- Developer: Sage Group
- Release: 2011; 15 years ago
- Written in: Ruby on Rails .NET Core C#
- Type: Accounting software
- License: Proprietary
- Website: www.sage.com

= Sage Business Cloud =

Suite of accounting software products

Sage Accounting and Sage Payroll are a suite of cloud-based accountancy and payroll products developed by Sage Group aimed at small and medium-sized enterprises as well as the self-employed. They exist under the suite banner of Sage Business Cloud, and the products were initially known as Sage One and are available in many of the territories that Sage operate.

Originally launched in the UK and Ireland in 2011 Sage Business Cloud is a set of small business management tool that offers accounting, payroll, payments and time-tracking tools. It includes mobile apps that accept business payments, manage and pay bills, and payroll functions.

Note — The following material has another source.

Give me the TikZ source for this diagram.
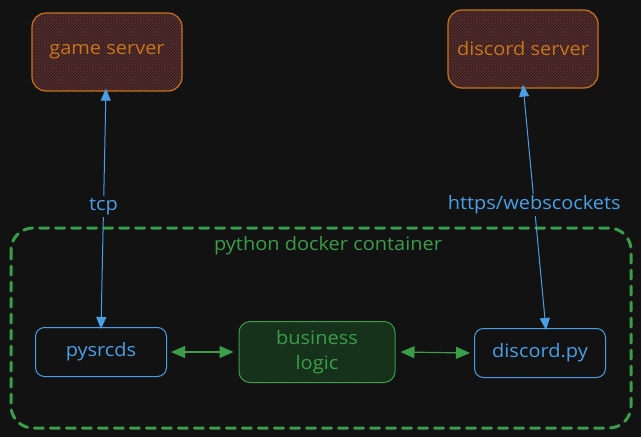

The product launched in the United States in 2012, Canada, France, Germany and Spain in 2013 and has since launched in other territories that Sage operates in.

In 2025, Sage Business Cloud Payroll was recognised as one of the UK's best small business payroll software options by BusinessPrices.co.uk, due to it being a "robust payroll solution" with a "long-standing reputation in the market".

Sage Business Cloud is developed using Ruby on Rails and C#/.NET Core by global teams within Sage including at those at their headquarters in Newcastle upon Tyne, England.

The Sage Business Cloud brand is applied to Sage's cloud-based offerings, including Sage People and Sage HR. Sage X3, is also a part of the wider Sage Business Cloud brand but aimed at larger enterprises. Additionally, Sage X3 is part of the Sage Business Cloud portfolio but is specifically designed for larger enterprises, providing advanced enterprise resource planning (ERP) capabilities that support complex business processes like finance, supply chain management, and production.